** Begin Given data **
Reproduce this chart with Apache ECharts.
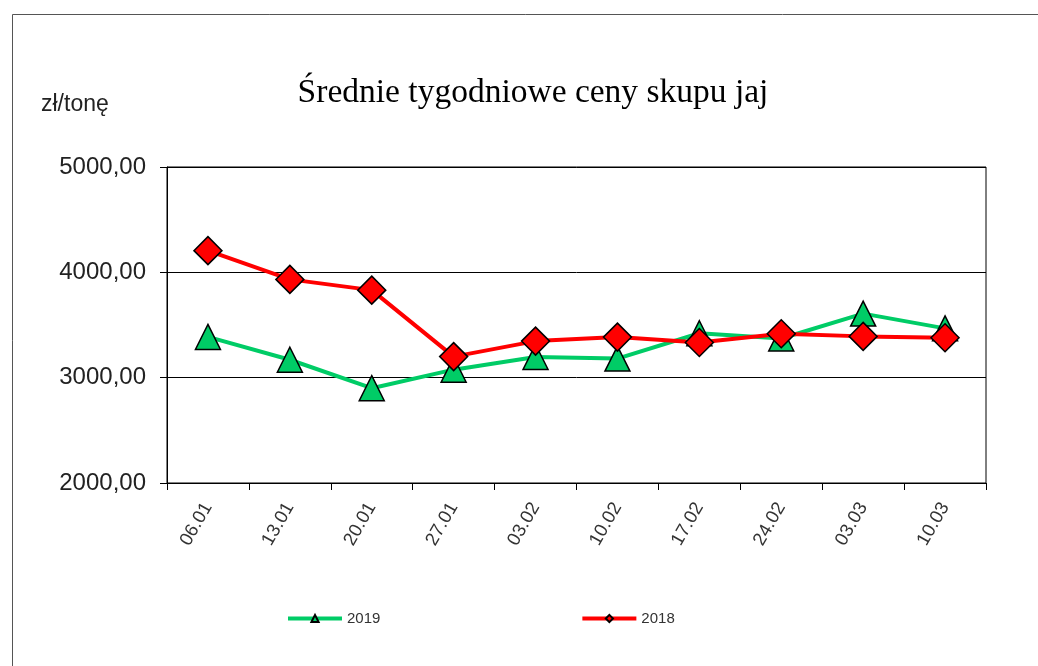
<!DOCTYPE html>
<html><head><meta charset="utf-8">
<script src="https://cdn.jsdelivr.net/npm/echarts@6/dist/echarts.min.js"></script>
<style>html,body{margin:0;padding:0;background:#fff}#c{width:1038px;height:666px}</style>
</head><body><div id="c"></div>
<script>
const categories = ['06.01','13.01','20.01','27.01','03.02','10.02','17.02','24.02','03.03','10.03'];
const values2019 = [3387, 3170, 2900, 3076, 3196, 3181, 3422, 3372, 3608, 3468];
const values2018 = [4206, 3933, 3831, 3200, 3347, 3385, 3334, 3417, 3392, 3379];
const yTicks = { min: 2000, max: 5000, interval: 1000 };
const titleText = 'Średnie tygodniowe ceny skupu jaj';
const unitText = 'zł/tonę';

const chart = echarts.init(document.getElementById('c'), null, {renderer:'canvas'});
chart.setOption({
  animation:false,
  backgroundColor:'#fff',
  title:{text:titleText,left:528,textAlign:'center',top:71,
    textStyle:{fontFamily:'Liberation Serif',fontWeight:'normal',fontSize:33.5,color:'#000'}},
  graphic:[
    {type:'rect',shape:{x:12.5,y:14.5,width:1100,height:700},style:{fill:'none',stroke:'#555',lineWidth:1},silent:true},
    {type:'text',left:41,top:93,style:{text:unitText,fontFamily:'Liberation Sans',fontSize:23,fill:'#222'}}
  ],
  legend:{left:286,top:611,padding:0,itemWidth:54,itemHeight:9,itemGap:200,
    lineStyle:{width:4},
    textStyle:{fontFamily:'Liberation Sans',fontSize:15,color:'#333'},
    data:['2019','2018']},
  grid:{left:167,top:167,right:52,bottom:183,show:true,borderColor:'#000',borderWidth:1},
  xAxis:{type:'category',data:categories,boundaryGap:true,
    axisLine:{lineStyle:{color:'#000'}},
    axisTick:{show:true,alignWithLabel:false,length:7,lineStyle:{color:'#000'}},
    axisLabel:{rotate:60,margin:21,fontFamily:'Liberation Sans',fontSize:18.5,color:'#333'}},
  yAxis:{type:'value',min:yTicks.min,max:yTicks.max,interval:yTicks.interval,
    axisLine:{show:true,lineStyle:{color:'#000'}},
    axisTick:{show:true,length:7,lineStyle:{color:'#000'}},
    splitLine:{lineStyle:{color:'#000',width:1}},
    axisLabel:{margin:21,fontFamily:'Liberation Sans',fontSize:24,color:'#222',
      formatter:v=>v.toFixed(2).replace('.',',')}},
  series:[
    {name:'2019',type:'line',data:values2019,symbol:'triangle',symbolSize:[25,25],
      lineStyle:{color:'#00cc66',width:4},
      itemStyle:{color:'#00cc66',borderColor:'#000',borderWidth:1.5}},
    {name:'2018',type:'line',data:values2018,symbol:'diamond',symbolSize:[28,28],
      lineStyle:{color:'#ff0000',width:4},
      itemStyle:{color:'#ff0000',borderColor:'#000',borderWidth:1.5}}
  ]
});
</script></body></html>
** End Given data **
> [Task brief]
Restate the data above exactly, stripping out each image.

> [Exercise solution]
Reproduce this chart with Apache ECharts.
<!DOCTYPE html>
<html><head><meta charset="utf-8">
<script src="https://cdn.jsdelivr.net/npm/echarts@6/dist/echarts.min.js"></script>
<style>html,body{margin:0;padding:0;background:#fff}#c{width:1038px;height:666px}</style>
</head><body><div id="c"></div>
<script>
const categories = ['06.01','13.01','20.01','27.01','03.02','10.02','17.02','24.02','03.03','10.03'];
const values2019 = [3387, 3170, 2900, 3076, 3196, 3181, 3422, 3372, 3608, 3468];
const values2018 = [4206, 3933, 3831, 3200, 3347, 3385, 3334, 3417, 3392, 3379];
const yTicks = { min: 2000, max: 5000, interval: 1000 };
const titleText = 'Średnie tygodniowe ceny skupu jaj';
const unitText = 'zł/tonę';

const chart = echarts.init(document.getElementById('c'), null, {renderer:'canvas'});
chart.setOption({
  animation:false,
  backgroundColor:'#fff',
  title:{text:titleText,left:528,textAlign:'center',top:71,
    textStyle:{fontFamily:'Liberation Serif',fontWeight:'normal',fontSize:33.5,color:'#000'}},
  graphic:[
    {type:'rect',shape:{x:12.5,y:14.5,width:1100,height:700},style:{fill:'none',stroke:'#555',lineWidth:1},silent:true},
    {type:'text',left:41,top:93,style:{text:unitText,fontFamily:'Liberation Sans',fontSize:23,fill:'#222'}}
  ],
  legend:{left:286,top:611,padding:0,itemWidth:54,itemHeight:9,itemGap:200,
    lineStyle:{width:4},
    textStyle:{fontFamily:'Liberation Sans',fontSize:15,color:'#333'},
    data:['2019','2018']},
  grid:{left:167,top:167,right:52,bottom:183,show:true,borderColor:'#000',borderWidth:1},
  xAxis:{type:'category',data:categories,boundaryGap:true,
    axisLine:{lineStyle:{color:'#000'}},
    axisTick:{show:true,alignWithLabel:false,length:7,lineStyle:{color:'#000'}},
    axisLabel:{rotate:60,margin:21,fontFamily:'Liberation Sans',fontSize:18.5,color:'#333'}},
  yAxis:{type:'value',min:yTicks.min,max:yTicks.max,interval:yTicks.interval,
    axisLine:{show:true,lineStyle:{color:'#000'}},
    axisTick:{show:true,length:7,lineStyle:{color:'#000'}},
    splitLine:{lineStyle:{color:'#000',width:1}},
    axisLabel:{margin:21,fontFamily:'Liberation Sans',fontSize:24,color:'#222',
      formatter:v=>v.toFixed(2).replace('.',',')}},
  series:[
    {name:'2019',type:'line',data:values2019,symbol:'triangle',symbolSize:[25,25],
      lineStyle:{color:'#00cc66',width:4},
      itemStyle:{color:'#00cc66',borderColor:'#000',borderWidth:1.5}},
    {name:'2018',type:'line',data:values2018,symbol:'diamond',symbolSize:[28,28],
      lineStyle:{color:'#ff0000',width:4},
      itemStyle:{color:'#ff0000',borderColor:'#000',borderWidth:1.5}}
  ]
});
</script></body></html>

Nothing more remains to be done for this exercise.